Reform priorities for accelerated transition
Experts urged the immediate rationalisation of taxes and duties on solar components, alongside the introduction of a unified digital platform to streamline net-metering approvals and reduce administrative delays.
They also called for expanding leasing and OPEX-based financing models to lower upfront costs and improve accessibility for households, farmers and small businesses.
In addition, participants recommended integrating solar irrigation systems with the national grid to enable electricity sales and improve system efficiency while reducing dependence on diesel-based irrigation.
Policy planners were further urged to shift from installation-based targets to performance-oriented metrics that prioritise reliability, system efficiency and long-term energy output.
Government position
Chief Whip of the Jatiya Sangsad Md Nurul Islam Moni, who attended the event as chief guest, reaffirmed the government’s commitment to expanding renewable energy as part of efforts to enhance energy security, reduce import dependency and promote sustainable growth.
He said the government has already introduced tax incentives for renewable energy and is promoting solar-based solutions in irrigation and other productive sectors.
Stakeholder views and outlook
Representatives from Infrastructure Development Company Limited, Bangladesh Independent Power Producers Association, Bangladesh Sustainable and Renewable Energy Association and Coastal Livelihood and Environmental Action Network also stressed the need for regulatory stability, innovative financing mechanisms and stronger coordination between public and private stakeholders.

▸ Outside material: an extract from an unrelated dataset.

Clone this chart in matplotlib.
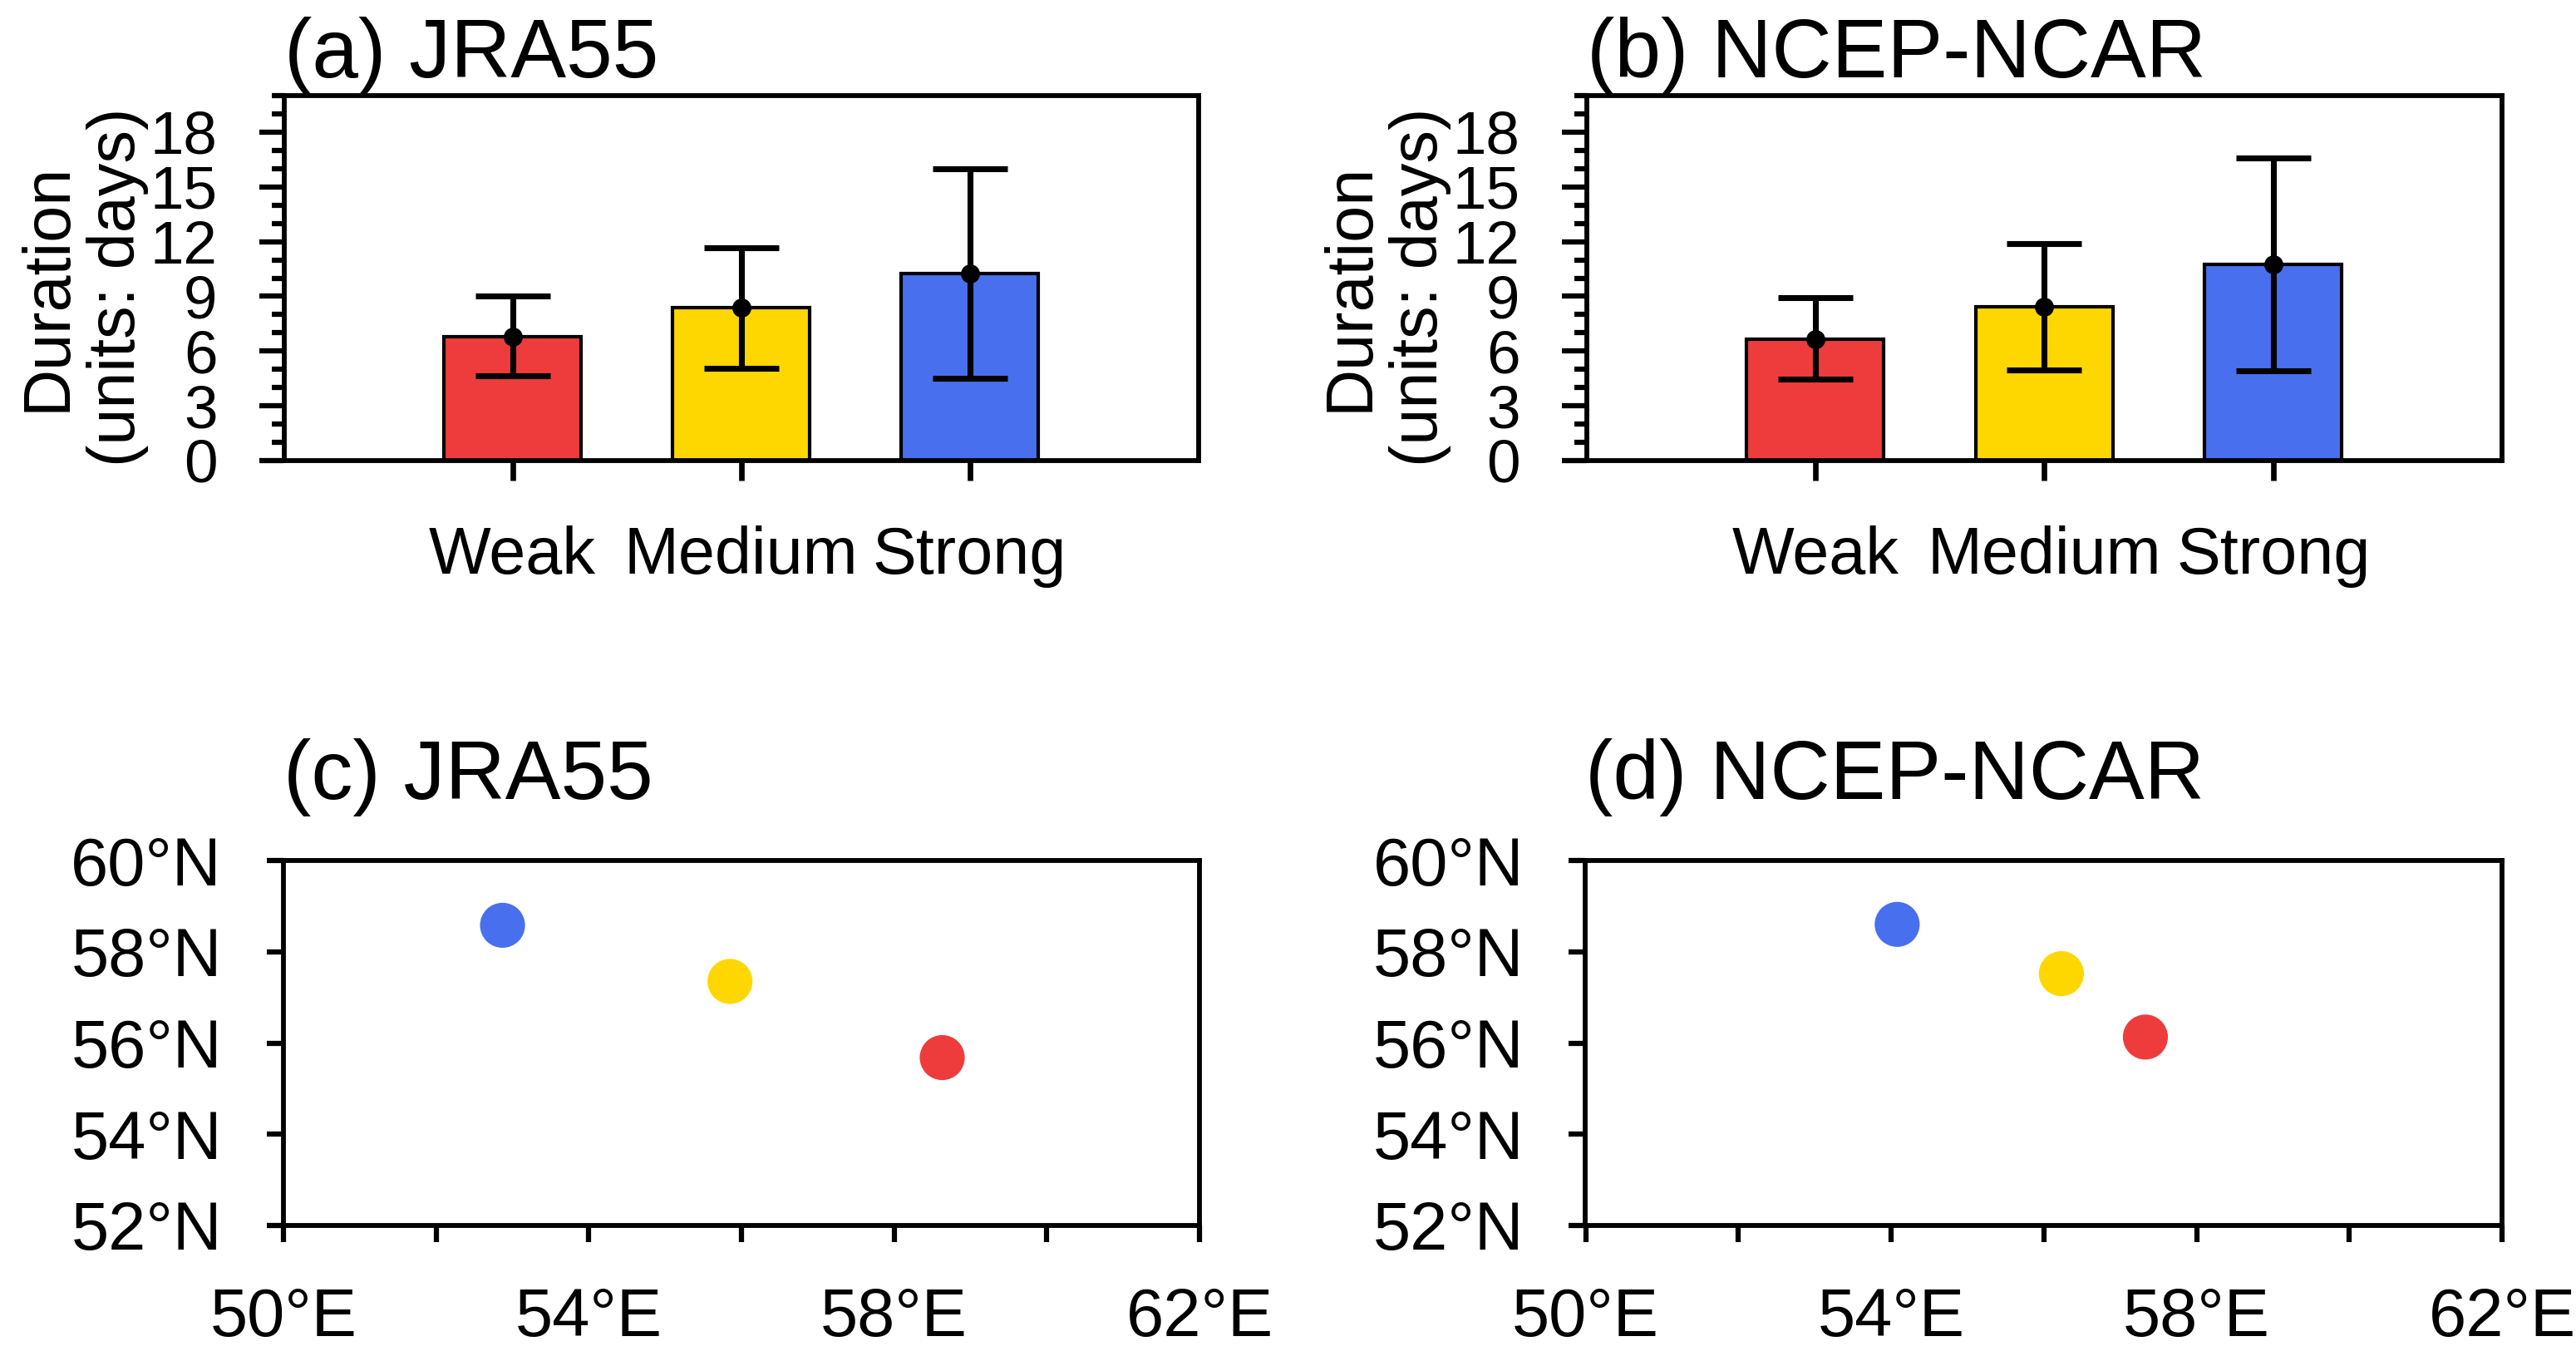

The dialogue concluded that Bangladesh’s solar transition is at a decisive stage. While its off-grid programme remains a globally recognised success, experts warned that future progress will depend on removing structural bottlenecks and enabling a fully bankable, scalable distributed renewable energy market. Without timely reforms, they cautioned, the country risks losing momentum in its clean energy transition.